One photographic technique can both captivate and disorient us. It can twist a baby into a wide-eyed, big-mouthed gargoyle, but can also render a panoramic night sky in striking detail. It's graced CD covers and countless advertisements, and is even being put to use to make our roads safer. The fisheye lens has a name you won't easily forget. And when this unique creative tool is used well, it can produce unforgettable images that bend our perception of reality.
Ask any professional photographer or amateur enthusiast and they'll tell you that there's an almost endless variety of lenses on the market. From ultra-long telephoto lenses that can capture wildlife from hundreds of yards away to wide-angle lenses designed to grab an entire landscape in one click of the shutter, a shooter with enough resources could have one lens for almost every situation she encounters.
Most of these lenses have a rectilinear design: Light entering the lens travels in a nearly straight path to the film or sensor (though all lenses are slightly curved). This renders straight lines as they appear in real life, wherever they are in the scene. Wide-angle lenses have short focal lengths, which is the distance, when a lens is focused on the farthest point possible, between the optical center of the lens surface — that is, the point in the lens, often at its center, where there is no distortion of light passing through it — and the film or sensor that receives the image. Short focal lengths allow wide-angle lenses to capture a wide angle of view. The edge of the image is stretched far to the left, right, top or bottom of the center of the captured scene [source: Atkins].
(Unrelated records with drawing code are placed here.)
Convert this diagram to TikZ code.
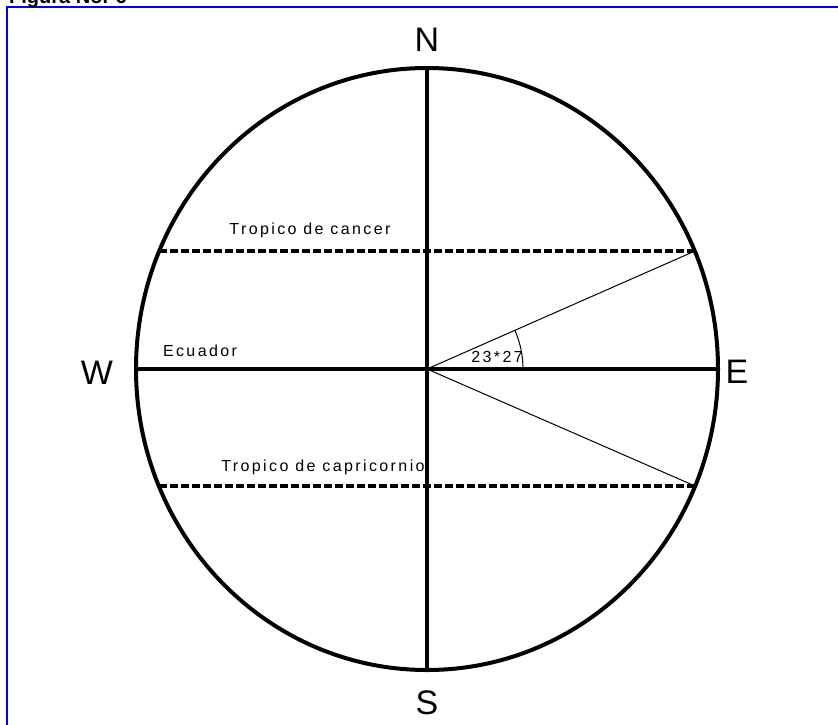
\documentclass[tikz,border=0pt]{standalone}
\usepackage{fontspec}
\setmainfont{Liberation Sans}
\newfontfamily\spacedfont[LetterSpace=15]{Liberation Sans}

\begin{document}
\begin{tikzpicture}[x=1pt, y=-1pt,
    thickline/.style={line width=4pt},
    tropic/.style={line width=4pt, dash pattern=on 8pt off 3pt},
    thinline/.style={line width=1pt},
    compass/.style={font=\fontsize{34}{34}\selectfont},
    lbl/.style={font=\spacedfont\fontsize{16}{16}\selectfont, inner sep=0pt}]
  \useasboundingbox (0,0) rectangle (838,724);
  \draw[blue, line width=2pt] (7,7) rectangle (850,740);
  \node[anchor=base west, inner sep=0pt, font=\bfseries\fontsize{20}{20}\selectfont] (title) at (9,3) {Figura No. 6};

  % globe
  \coordinate (O) at (427,369);
  \draw[thickline] (O) ellipse [x radius=291pt, y radius=301pt];

  \coordinate (top) at (427,68);
  \coordinate (bottom) at (427,670);
  \coordinate (west) at (136,369);
  \coordinate (east) at (718,369);
  \coordinate (cancerW) at (159,251);
  \coordinate (cancerE) at (695,251);
  \coordinate (capriW) at (159,486);
  \coordinate (capriE) at (695,486);

  \draw[thickline] (top) -- (bottom);
  \draw[thickline] (west) -- (east);
  \draw[tropic] (cancerW) -- (cancerE);
  \draw[tropic] (capriW) -- (capriE);

  \draw[thinline] (O) -- (cancerE);
  \draw[thinline] (O) -- (capriE);
  \draw[thinline] ([xshift=96pt]O) arc [start angle=0, end angle=24, radius=96pt];

  % labels
  \node[compass] (N) at (427,40) {N};
  \node[compass] (S) at (427,703) {S};
  \node[compass] (W) at (97,373) {W};
  \node[compass] (E) at (737,372) {E};

  \node[lbl] (cancer) at (310,230) {Tropico de cancer};
  \node[lbl] (ecuador) at (200,351) {Ecuador};
  \node[lbl] (capri) at (323,467) {Tropico de capricornio};
  \node[lbl] (angle) at (497,357) {23*27};
\end{tikzpicture}
\end{document}
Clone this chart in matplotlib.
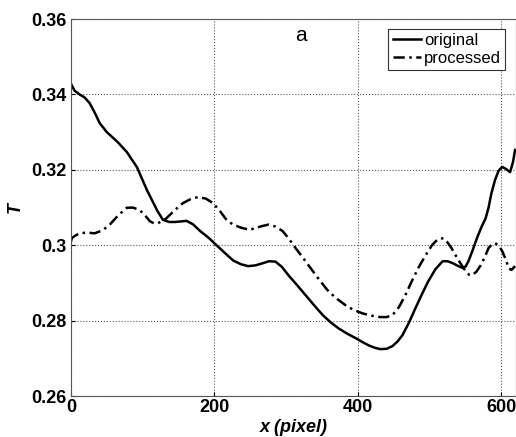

But while wide-angle rectilinear lenses can capture angles of view approaching 100 degrees, fisheye lenses can stretch that to 180 degrees — impossible to do without the light-bending science they employ. The tradeoff is distinct: Straight lines anywhere but dead center in the fisheye image appear to curve. The farther they are from center, the greater the curved distortion. This offers fun artistic avenues to explore, but it's also very useful. Some of the earliest fisheyes, for example, were built by astronomers to capture images of the starry night sky. In the digital age, these lenses allow one security camera to monitor a wide swath of property without moving, and automakers employ them as tiny backup cameras to help drivers stay safer on the road [source: Hughes].